Figure scripts
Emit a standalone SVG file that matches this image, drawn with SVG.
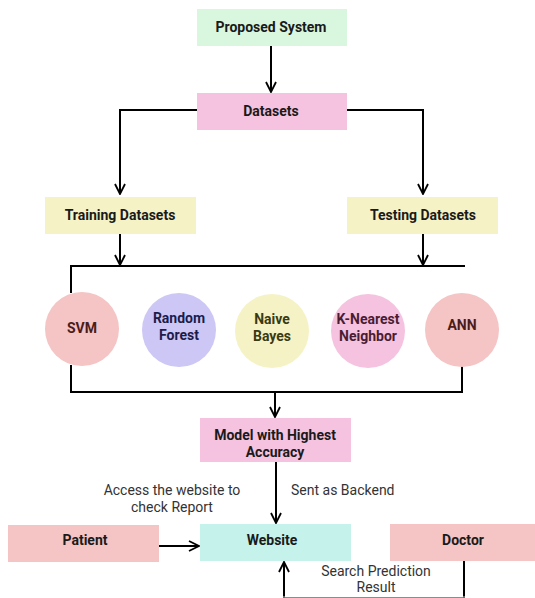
<svg xmlns="http://www.w3.org/2000/svg" width="535" height="598" viewBox="0 0 535 598">
<defs>
<marker id="ah" viewBox="0 0 12 12" refX="11" refY="6" markerWidth="12" markerHeight="12" markerUnits="userSpaceOnUse" orient="auto">
<path d="M1,1 L11,6 L1,11" fill="none" stroke="#000" stroke-width="1.8"/>
</marker>
<style>
.t{font-family:Roboto,"Liberation Sans",sans-serif;font-size:14px;font-weight:bold;fill:#1a1a1a;text-anchor:middle}
.l{font-family:Roboto,"Liberation Sans",sans-serif;font-size:14px;fill:#333;text-anchor:middle}
.c{fill:none;stroke:#000;stroke-width:2}
</style>
</defs>
<rect width="535" height="598" fill="#fff"/>
<g id="connectors">
<path class="c" d="M271,46 V92" marker-end="url(#ah)"/>
<path class="c" d="M197,110 H120 V194" marker-end="url(#ah)"/>
<path class="c" d="M347,110 H423 V194" marker-end="url(#ah)"/>
<path class="c" d="M120,234 V265" marker-end="url(#ah)"/>
<path class="c" d="M423,234 V265" marker-end="url(#ah)"/>
<path class="c" d="M71,293 V266 H465"/>
<path class="c" d="M71,365 V392 H462 V366"/>
<path class="c" d="M275,392 V417" marker-end="url(#ah)"/>
<path class="c" d="M276,462 V523" marker-end="url(#ah)"/>
<path class="c" d="M159,546 H199" marker-end="url(#ah)"/>
<path class="c" d="M464,561 V598.3 H284 V562" marker-end="url(#ah)" stroke-opacity="0.6"/>
<path class="c" d="M464,561 V596 M284,596 V562"/>
<text class="l" x="172" y="495">Access the website to</text>
<text class="l" x="172" y="512">check Report</text>
<text class="l" x="291" y="495" style="text-anchor:start">Sent as Backend</text>
<text class="l" x="376" y="576">Search Prediction</text>
<text class="l" x="376" y="592">Result</text>
</g>
<g id="proposed"><rect x="197" y="9" width="150" height="37" fill="#d9f7df"/><text class="t" x="271" y="32">Proposed System</text></g>
<g id="datasets"><rect x="197" y="93" width="150" height="37" fill="#f5c3df"/><text class="t" x="271" y="116">Datasets</text></g>
<g id="training"><rect x="45" y="197" width="151" height="37" fill="#f5f3c5"/><text class="t" x="120" y="220">Training Datasets</text></g>
<g id="testing"><rect x="347" y="197" width="151" height="37" fill="#f5f3c5"/><text class="t" x="423" y="220">Testing Datasets</text></g>
<g id="svm"><circle cx="82" cy="329" r="37" fill="#f5c4c4"/><text class="t" x="82" y="333" style="fill:#4a1c1c">SVM</text></g>
<g id="rf"><circle cx="179" cy="330" r="37" fill="#cdc7f5"/><text class="t" x="179" y="323" style="fill:#1c1c4a">Random</text><text class="t" x="179" y="340" style="fill:#1c1c4a">Forest</text></g>
<g id="nb"><circle cx="272" cy="331" r="37" fill="#f5f3c5"/><text class="t" x="272" y="324" style="fill:#3a3a12">Naive</text><text class="t" x="272" y="341" style="fill:#3a3a12">Bayes</text></g>
<g id="knn"><circle cx="368" cy="331" r="37" fill="#f5c3df"/><text class="t" x="368" y="324" style="fill:#4a1c33">K-Nearest</text><text class="t" x="368" y="341" style="fill:#4a1c33">Neighbor</text></g>
<g id="ann"><circle cx="462" cy="330" r="37" fill="#f5c4c4"/><text class="t" x="462" y="330" style="fill:#4a1c1c">ANN</text></g>
<g id="model"><rect x="200" y="418" width="151" height="44" fill="#f5c3df"/><text class="t" x="275" y="440">Model with Highest</text><text class="t" x="275" y="457">Accuracy</text></g>
<g id="patient"><rect x="8" y="525" width="151" height="37" fill="#f5c4c4"/><text class="t" x="85" y="545">Patient</text></g>
<g id="website"><rect x="200" y="524" width="151" height="37" fill="#c5f3ec"/><text class="t" x="272" y="545">Website</text></g>
<g id="doctor"><rect x="390" y="524" width="145" height="37" fill="#f5c4c4"/><text class="t" x="463" y="545">Doctor</text></g>
</svg>
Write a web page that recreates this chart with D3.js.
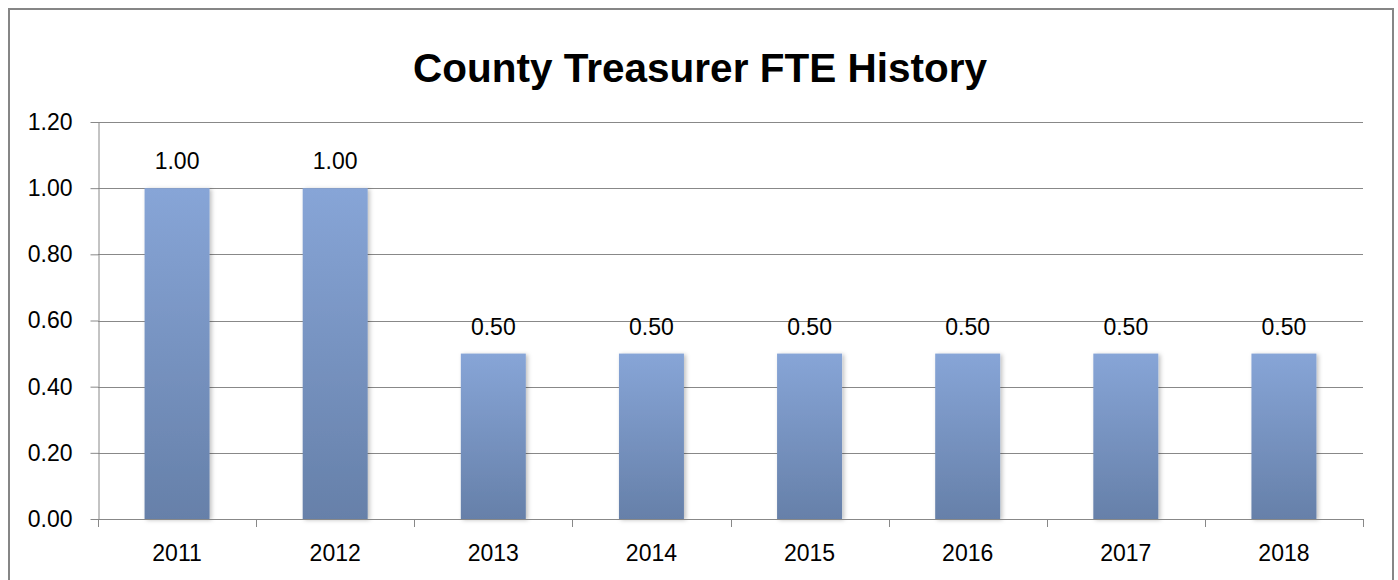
<!DOCTYPE html>
<html>
<head>
<meta charset="utf-8">
<script src="https://cdn.jsdelivr.net/npm/d3@7"></script>
<style>
  body { margin: 0; background: #fff; }
  text { font-family: "Liberation Sans", Arial, sans-serif; fill: #000; }
</style>
</head>
<body>
<div id="graph"></div>
<script>
var svgWidth = 1398;
var svgHeight = 580;

var years = ["2011", "2012", "2013", "2014", "2015", "2016", "2017", "2018"];
var fte = [1.00, 1.00, 0.50, 0.50, 0.50, 0.50, 0.50, 0.50];
var yTicks = [0, 0.2, 0.4, 0.6, 0.8, 1.0, 1.2];
var chartTitle = "County Treasurer FTE History";

var data = years.map((y, i) => ({ year: y, value: fte[i] }));

var svg = d3.select("#graph")
	.append("svg")
	.attr("width", svgWidth)
	.attr("height", svgHeight);

var defs = svg.append("defs");

var grad = defs.append("linearGradient")
	.attr("id", "barGrad")
	.attr("x1", 0).attr("y1", 0)
	.attr("x2", 0).attr("y2", 1);
grad.append("stop").attr("offset", "0%").attr("stop-color", "#87a5d7");
grad.append("stop").attr("offset", "100%").attr("stop-color", "#6680a9");

var shadow = defs.append("filter")
	.attr("id", "barShadow")
	.attr("x", "-20%").attr("y", "-10%")
	.attr("width", "150%").attr("height", "120%");
shadow.append("feDropShadow")
	.attr("dx", 2).attr("dy", 1)
	.attr("stdDeviation", 2)
	.attr("flood-color", "#000")
	.attr("flood-opacity", 0.25);

// outer chart border (bottom edge runs off the picture)
svg.append("rect")
	.attr("x", 9)
	.attr("y", 9)
	.attr("width", 1384)
	.attr("height", 600)
	.attr("fill", "none")
	.attr("stroke", "#868686")
	.attr("stroke-width", 2);

var plotLeft = 98, plotRight = 1363, plotTop = 122, plotBottom = 519;
var labelSize = "23px";

var x = d3.scaleBand()
	.domain(years)
	.range([plotLeft, plotRight])
	.paddingInner(0.589)
	.paddingOuter(0.589 / 2);

var y = d3.scaleLinear()
	.domain([0, 1.2])
	.range([plotBottom, plotTop]);

// gridlines
svg.append("g")
	.selectAll("line")
	.data(yTicks.filter(d => d > 0))
	.enter()
	.append("line")
	.attr("x1", plotLeft)
	.attr("x2", plotRight)
	.attr("y1", d => Math.round(y(d)) + 0.5)
	.attr("y2", d => Math.round(y(d)) + 0.5)
	.attr("stroke", "#888")
	.attr("stroke-width", 1);

// y axis
var yAxis = svg.append("g")
	.attr("transform", "translate(" + (plotLeft + 0.5) + ",0)")
	.call(d3.axisLeft(y)
		.tickValues(yTicks)
		.tickFormat(d3.format(".2f"))
		.tickSizeInner(8)
		.tickSizeOuter(0)
		.tickPadding(18));
yAxis.select(".domain").attr("stroke", "#888");
yAxis.selectAll(".tick line").attr("stroke", "#888");
yAxis.selectAll(".tick text")
	.style("font-size", labelSize)
	.attr("fill", "#000");

// bars
svg.append("g")
	.selectAll("rect")
	.data(data)
	.enter()
	.append("rect")
	.attr("x", d => x(d.year))
	.attr("y", d => y(d.value))
	.attr("width", x.bandwidth())
	.attr("height", d => y(0) - y(d.value))
	.attr("fill", "url(#barGrad)")
	.attr("filter", "url(#barShadow)");

// x axis with ticks at category boundaries
var step = x.step();
var bounds = d3.range(years.length + 1).map(i => plotLeft + i * step);
var xAxis = svg.append("g");
xAxis.append("line")
	.attr("x1", plotLeft)
	.attr("x2", plotRight)
	.attr("y1", plotBottom + 0.5)
	.attr("y2", plotBottom + 0.5)
	.attr("stroke", "#888");
xAxis.selectAll(".bt")
	.data(bounds)
	.enter()
	.append("line")
	.attr("class", "bt")
	.attr("x1", d => Math.round(d) + 0.5)
	.attr("x2", d => Math.round(d) + 0.5)
	.attr("y1", plotBottom)
	.attr("y2", plotBottom + 8)
	.attr("stroke", "#888");
xAxis.selectAll("text")
	.data(years)
	.enter()
	.append("text")
	.attr("x", d => x(d) + x.bandwidth() / 2)
	.attr("y", 561)
	.attr("text-anchor", "middle")
	.style("font-size", labelSize)
	.text(d => d);

// value labels
svg.append("g")
	.selectAll("text")
	.data(data)
	.enter()
	.append("text")
	.attr("x", d => x(d.year) + x.bandwidth() / 2)
	.attr("y", d => y(d.value) - 19)
	.attr("text-anchor", "middle")
	.style("font-size", labelSize)
	.text(d => d3.format(".2f")(d.value));

// title
svg.append("text")
	.attr("x", 700)
	.attr("y", 82)
	.attr("text-anchor", "middle")
	.style("font-size", "40.5px")
	.style("font-weight", "bold")
	.text(chartTitle);
</script>
</body>
</html>
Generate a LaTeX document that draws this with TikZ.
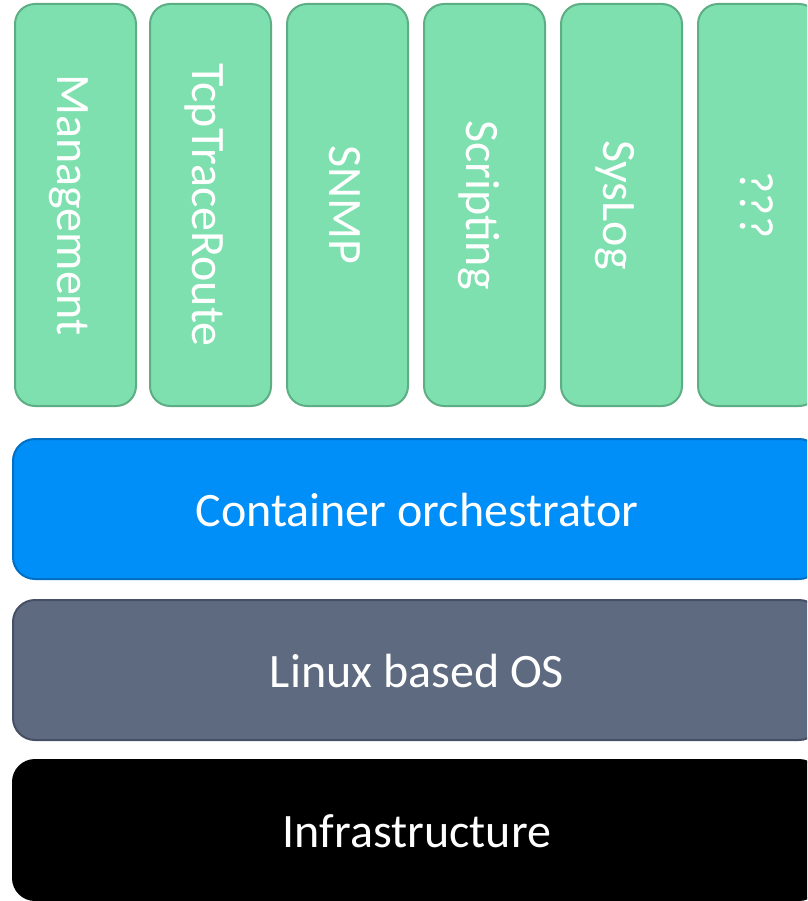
\documentclass[tikz,border=0pt]{standalone}
\usepackage{fontspec}
\setmainfont{Carlito}
\usetikzlibrary{calc}
\definecolor{gfill}{HTML}{7EE0AE}
\definecolor{gdraw}{HTML}{5DAE84}
\definecolor{bfill}{HTML}{008EF8}
\definecolor{bdraw}{HTML}{006FC4}
\definecolor{sfill}{HTML}{5E6A80}
\definecolor{sdraw}{HTML}{465064}
\tikzset{
  colbox/.style={draw=gdraw, fill=gfill, line width=2pt, rounded corners=20pt,
    minimum width=121pt, minimum height=402pt, inner sep=0pt, anchor=north west},
  barbox/.style={line width=2pt, rounded corners=22pt,
    minimum width=808pt, minimum height=140pt, inner sep=0pt, anchor=north west},
  vlabel/.style={text=white, rotate=-90, anchor=base, inner sep=0pt,
    font=\fontsize{48}{57}\selectfont},
  hlabel/.style={text=white, anchor=base, inner sep=0pt,
    font=\fontsize{48}{57}\selectfont},
}
\begin{document}
\begin{tikzpicture}[x=1pt,y=-1pt]
\useasboundingbox (0,0) rectangle (807,901);
\clip (0,0) rectangle (807,901);
% green columns
\node[colbox] (c1) at (14,3) {};
\node[colbox] (c2) at (149,3) {};
\node[colbox] (c3) at (286,3) {};
\node[colbox] (c4) at (423,3) {};
\node[colbox] (c5) at (560,3) {};
\node[colbox] (c6) at (697,3) {};
\node[vlabel] (t1) at ($(c1.west)+(43,0)$) {Management};
\node[vlabel] (t2) at ($(c2.west)+(43,0)$) {TcpTraceRoute};
\node[vlabel] (t3) at ($(c3.west)+(43,0)$) {SNMP};
\node[vlabel] (t4) at ($(c4.west)+(43,0)$) {Scripting};
\node[vlabel] (t5) at ($(c5.west)+(43,0)$) {SysLog};
\node[vlabel] (t6) at ($(c6.west)+(43,0)$) {???};
% bars
\node[barbox, draw=bdraw, fill=bfill] (orch) at (12,438) {};
\node[barbox, draw=sdraw, fill=sfill] (os) at (12,599) {};
\node[barbox, draw=black, fill=black] (infra) at (12,759) {};
\node[hlabel] (orchT) at ($(orch.center)+(0,17)$) {Container orchestrator};
\node[hlabel] (osT) at ($(os.center)+(0,17)$) {Linux based OS};
\node[hlabel] (infraT) at ($(infra.center)+(0,17)$) {Infrastructure};
\end{tikzpicture}
\end{document}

- TASK TO COMPLETE
Which lines include "standalone"? Copy each of them out.

- REPLY
Emit a standalone SVG file that matches this image, drawn with SVG.
\documentclass[tikz,border=0pt]{standalone}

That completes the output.